Seems to me that you are making things harder on yourselves than you need to by getting rid of those distinctions.
Perhaps, but all too often IME players just can't separate character knowledge from player knowledge and thus have their characters act on information that the player heard at the table but that their characters couldn't possibly know in the fiction.

An example using the hallway intersection from earlier: if Dyson makes a clean break and both the players and the characters don't realize he isn't with them until 10 minutes later when they're well into their investigation of the green glow then nobody can act on that information. Further, when they do notice he's gone they won't know exactly when he left, or why; and probably aren't aware just how far back he dropped off. And in the meantime he could have died to a trap on the important-looking door or fallen down a chute trap and been captured - things which again neither the players nor characters would be aware of, yet.

But if the players are made aware out-of-character that Dyson has gone elsewhere at the time he does so (and even more so, what if anything happens to him while separated from the group) then 99+% of the time that'll change what their characters - who otherwise don't yet know that Dyson isn't with them - would do; as that meta-knowledge taints the players' thinking.
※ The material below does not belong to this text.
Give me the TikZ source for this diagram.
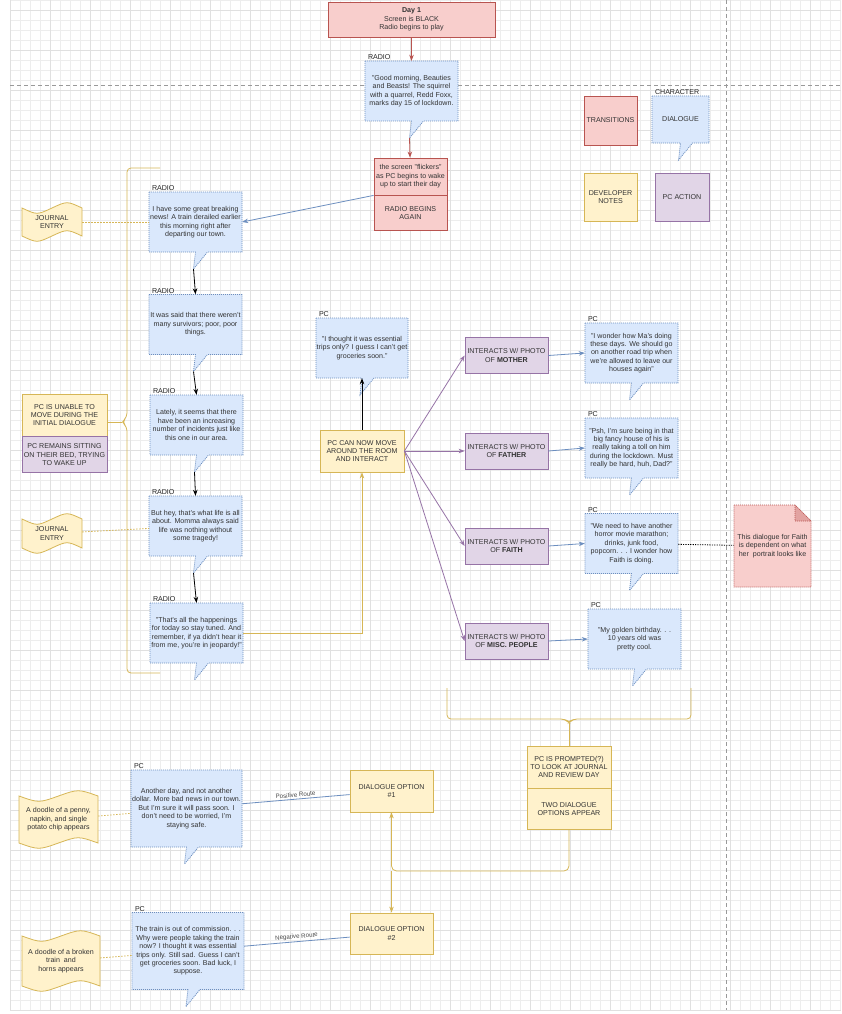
\documentclass[tikz,border=0pt]{standalone}
\usepackage{fontspec}
\setmainfont{Liberation Sans}
\usetikzlibrary{arrows.meta,calc}

\definecolor{redfill}{HTML}{F8CECC}
\definecolor{redline}{HTML}{B85450}
\definecolor{bluefill}{HTML}{DAE8FC}
\definecolor{blueline}{HTML}{6C8EBF}
\definecolor{yelfill}{HTML}{FFF2CC}
\definecolor{yelline}{HTML}{D6B656}
\definecolor{purfill}{HTML}{E1D5E7}
\definecolor{purline}{HTML}{9673A6}

\newcommand{\sm}{\fontsize{7.1}{8.4}\selectfont}

\tikzset{
  words/.style={font=\sm, align=center, inner sep=0pt, text=black!80},
  box/.style={words, draw, line width=0.8pt},
  trans/.style={box, fill=redfill, draw=redline},
  dev/.style={box, fill=yelfill, draw=yelline},
  act/.style={box, fill=purfill, draw=purline, minimum width=83, minimum height=36},
  bubble/.style={fill=bluefill, draw=blueline, line width=0.8pt, dash pattern=on 1pt off 1pt},
  sticky/.style={fill=yelfill, draw=yelline, line width=0.8pt},
  who/.style={font=\sm, anchor=south west, inner sep=1pt, xshift=2pt, text=black!85},
  tip/.style={-{Stealth[length=6pt,width=4.5pt]}},
  redarrow/.style={tip, draw=redline, line width=0.8pt},
  bluearrow/.style={tip, draw=blueline, line width=0.8pt},
  blackarrow/.style={tip, draw=black, line width=0.8pt},
  purarrow/.style={tip, draw=purline, line width=0.8pt},
  yelarrow/.style={tip, draw=yelline, line width=0.8pt},
  yelwire/.style={draw=yelline, line width=0.8pt},
  yeldash/.style={draw=yelline, line width=0.8pt, dash pattern=on 1.5pt off 1.5pt},
  route/.style={font=\fontsize{6.2}{7}\selectfont, text=black!70, inner sep=1.5pt},
  fine/.style={draw=black!7, line width=0.4pt},
  coarse/.style={draw=black!12, line width=0.4pt},
  pagebreak/.style={draw=black!40, line width=0.6pt, dash pattern=on 4pt off 3pt}
}

% speech bubble: name, cx, cy, w, h, speaker, text
\newcommand{\talk}[7]{%
  \filldraw[bubble] ({#2-#4/2},{#3-#5/2}) -- ({#2+#4/2},{#3-#5/2}) -- ({#2+#4/2},{#3+#5/2})
    -- ({#2+12},{#3+#5/2}) -- ({#2-2},{#3+#5/2+17}) -- ({#2},{#3+#5/2}) -- ({#2-#4/2},{#3+#5/2}) -- cycle;
  \node[words, minimum width=#4, minimum height=#5] (#1) at (#2,#3) {#7};
  \coordinate (#1-tip) at ({#2-2},{#3+#5/2+17});
  \node[who] at (#1.north west) {#6};
}

% wavy tape: name, left x, top y, w, h, text
\newcommand{\tape}[6]{%
  \filldraw[sticky] (#2,{#3+4}) .. controls ({#2+#4/4},{#3+11}) .. ({#2+#4/2},{#3+4})
    .. controls ({#2+3*#4/4},{#3-3}) .. ({#2+#4},{#3+4}) -- ({#2+#4},{#3+#5-4})
    .. controls ({#2+3*#4/4},{#3+#5-11}) .. ({#2+#4/2},{#3+#5-4})
    .. controls ({#2+#4/4},{#3+#5+3}) .. (#2,{#3+#5-4}) -- cycle;
  \node[words, minimum width=#4, minimum height=#5-8] (#1) at ({#2+#4/2},{#3+#5/2}) {#6};
}

\begin{document}
\begin{tikzpicture}[x=1pt,y=-1pt]
\useasboundingbox (0,0) rectangle (841,1014);
\fill[white] (0,0) rectangle (841,1014);

% grid paper
\foreach \gx in {10,20,...,840} \draw[fine] (\gx,0) -- (\gx,1010);
\foreach \gy in {0,10,...,1010} \draw[fine] (10,\gy) -- (841,\gy);
\foreach \gx in {10,50,...,810} \draw[coarse] (\gx,0) -- (\gx,1010);
\foreach \gy in {10,50,...,1010} \draw[coarse] (10,\gy) -- (841,\gy);
\draw[pagebreak] (10,85) -- (841,85);
\draw[pagebreak] (726,0) -- (726,1010);

% legend
\node[trans, minimum width=53, minimum height=49] (legtrans) at (610.5,120.5) {TRANSITIONS};
\talk{legtalk}{680.5}{119.5}{57}{47}{CHARACTER}{DIALOGUE}
\node[dev, minimum width=53, minimum height=48] (legdev) at (610.5,197) {DEVELOPER\\NOTES};
\node[act, minimum width=54, minimum height=48] (legact) at (682,197) {PC ACTION};

% opening
\node[trans, minimum width=167, minimum height=35] (day) at (411.5,19.5)
  {\textbf{Day 1}\\Screen is BLACK\\Radio begins to play};
\talk{rad0}{411.5}{91}{93}{60}{RADIO}{"Good morning, Beauties\\and Beasts! The squirrel\\with a quarrel, Redd Foxx,\\marks day 15 of lockdown.}
\node[trans, minimum width=73, minimum height=37] (wake) at (410.5,176.5)
  {the screen "flickers"\\as PC begins to wake\\up to start their day};
\node[trans, minimum width=73, minimum height=35, anchor=north] (again) at (wake.south) {RADIO BEGINS\\AGAIN};
\draw[redarrow] (day) -- (rad0);
\draw[redarrow] (rad0-tip) -- (wake);

% radio column
\talk{rad1}{195.5}{222}{93}{60}{RADIO}{I have some great breaking\\news! A train derailed earlier\\this morning right after\\departing our town.}
\talk{rad2}{195.5}{324.5}{93}{60}{RADIO}{It was said that there weren't\\many survivors; poor, poor\\things.}
\talk{rad3}{196.5}{425}{93}{60}{RADIO}{Lately, it seems that there\\have been an increasing\\number of incidents just like\\this one in our area.}
\talk{rad4}{195.5}{526}{93}{60}{RADIO}{But hey, that's what life is all\\about. Momma always said\\life was nothing without\\some tragedy!}
\talk{rad5}{196.5}{633}{93}{60}{RADIO}{"That's all the happenings\\for today so stay tuned. And\\remember, if ya didn't hear it\\from me, you're in jeopardy!"}
\draw[bluearrow] (wake.south west) -- (rad1.east);
\foreach \a/\b in {rad1/rad2, rad2/rad3, rad3/rad4, rad4/rad5}
  \draw[blackarrow] (\a-tip) -- (\b.north);

\tape{journal1}{22}{204}{60}{36}{JOURNAL\\ENTRY}
\tape{journal2}{22}{515}{60}{37}{JOURNAL\\ENTRY}
\draw[yeldash] (journal1) -- (rad1);
\draw[yeldash] (journal2) -- (rad4);

\node[dev, minimum width=85, minimum height=42] (unable) at (64.5,415) {PC IS UNABLE TO\\MOVE DURING THE\\INITIAL DIALOGUE};
\node[act, minimum width=85, minimum height=36, anchor=north] (sitting) at (unable.south) {PC REMAINS SITTING\\ON THEIR BED, TRYING\\TO WAKE UP};
\draw[yelwire, rounded corners=4] (160,168) -- (127,168) -- (127,417) -- (122,422) -- (127,427) -- (127,673) -- (160,673);
\coordinate (brace1) at (122,422);
\draw[yelwire] (brace1) -- (brace1 -| unable.east);

% room
\talk{pcq}{362}{348}{92}{60}{PC}{"I thought it was essential\\trips only? I guess I can't get\\groceries soon."}
\node[dev, minimum width=84, minimum height=42] (move) at (362,451) {PC CAN NOW MOVE\\AROUND THE ROOM\\AND INTERACT};
\draw[blackarrow] (move.north) -- (pcq.south);
\draw[yelarrow] (rad5.east) -| (move.south);

\foreach \nm/\yy/\lbl in {mother/355.5/MOTHER, father/451/FATHER, faith/546/FAITH, misc/641/MISC. PEOPLE}{
  \node[act] (\nm) at (506.5,\yy) {INTERACTS W/ PHOTO\\OF \textbf{\lbl}};
  \draw[purarrow] (move.east) -- (\nm.west);
}
\talk{pcmother}{631.5}{353}{93}{60}{PC}{"I wonder how Ma's doing\\these days. We should go\\on another road trip when\\we're allowed to leave our\\houses again"}
\talk{pcfather}{631.5}{448}{93}{60}{PC}{"Psh, I'm sure being in that\\big fancy house of his is\\really taking a toll on him\\during the lockdown. Must\\really be hard, huh, Dad?"}
\talk{pcfaith}{631.5}{543.5}{93}{60}{PC}{"We need to have another\\horror movie marathon;\\drinks, junk food,\\popcorn. . . I wonder how\\Faith is doing.}
\talk{pcmisc}{634.5}{639}{93}{60}{PC}{"My golden birthday. . .\\10 years old was\\pretty cool.}
\foreach \nm in {mother, father, faith, misc}
  \draw[bluearrow] (\nm.east) -- (pc\nm.west);

% note on faith
\filldraw[fill=redfill, draw=redline, line width=0.6pt, dash pattern=on 1pt off 1pt]
  (734,505) -- (795,505) -- (811,521) -- (811,587) -- (734,587) -- cycle;
\filldraw[fill=redline!35!redfill, draw=redline, line width=0.6pt, dash pattern=on 1pt off 1pt]
  (795,505) -- (795,521) -- (811,521) -- cycle;
\node[words, minimum width=77, minimum height=82] (note) at (772.5,546)
  {This dialogue for Faith\\is dependent on what\\her\ \ portrait looks like};
\draw[black, line width=0.8pt, dash pattern=on 1.2pt off 1.2pt] (pcfaith) -- (note);

% end of day
\draw[yelwire, rounded corners=4] (447,688) -- (447,719) -- (565,719) -- (569,723) -- (573,719) -- (691,719) -- (691,688);
\coordinate (brace2) at (569,723);
\node[dev, minimum width=84, minimum height=42] (prompt) at (569,767) {PC IS PROMPTED(?)\\TO LOOK AT JOURNAL\\AND REVIEW DAY};
\node[dev, minimum width=84, minimum height=41, anchor=north] (opts) at (prompt.south) {TWO DIALOGUE\\OPTIONS APPEAR};
\draw[yelwire] (brace2) -- (prompt.north);

\node[dev, minimum width=83, minimum height=42] (opt1) at (391.5,791) {DIALOGUE OPTION\\\#1};
\node[dev, minimum width=83, minimum height=41] (opt2) at (391.5,933.5) {DIALOGUE OPTION\\\#2};
\coordinate (split) at (391.5,871);
\draw[yelarrow, rounded corners=5] (opts.south) |- (split) -- (opt1.south);
\draw[yelarrow] (split) -- (opt2.north);

\talk{pcd1}{186.5}{808.5}{111}{77}{PC}{Another day, and not another\\dollar. More bad news in our town.\\But I'm sure it will pass soon. I\\don't need to be worried, I'm\\staying safe.}
\talk{pcd2}{188}{951}{112}{77}{PC}{The train is out of commission. . .\\Why were people taking the train\\now? I thought it was essential\\trips only. Still sad. Guess I can't\\get groceries soon. Bad luck, I\\suppose.}
\draw[draw=blueline, line width=0.8pt] (pcd1) -- node[route, sloped, above] {Positive Route} (opt1);
\draw[draw=blueline, line width=0.8pt] (pcd2) -- node[route, sloped, above] {Negative Route} (opt2);

\tape{doodle1}{19}{792}{79}{55}{A doodle of a penny,\\napkin, and single\\potato chip appears}
\tape{doodle2}{22}{932}{78}{58}{A doodle of a broken\\train\ \ and\\horns appears}
\draw[yeldash] (doodle1) -- (pcd1);
\draw[yeldash] (doodle2) -- (pcd2);
\end{tikzpicture}
\end{document}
More broadly, it's all about preventing metagaming by not giving it a chance to occur.
 

This is utterly bizarre. Any of the people I knew of locally or remotely back in the day would have laughed at this.
It was a bizarre time.

Like making player hand outs, maps or blank character sheets in the schools Ditto Machine. And by High School the Country Library had gotten one of those new fangeled Facsimile Machines that could make 'Copies' of papers too. It was not for public use. You had to go into the Library's back office....but that did not matter in this bizarre time. You would simply walk back into the back office, make a couple 'copies' and leave.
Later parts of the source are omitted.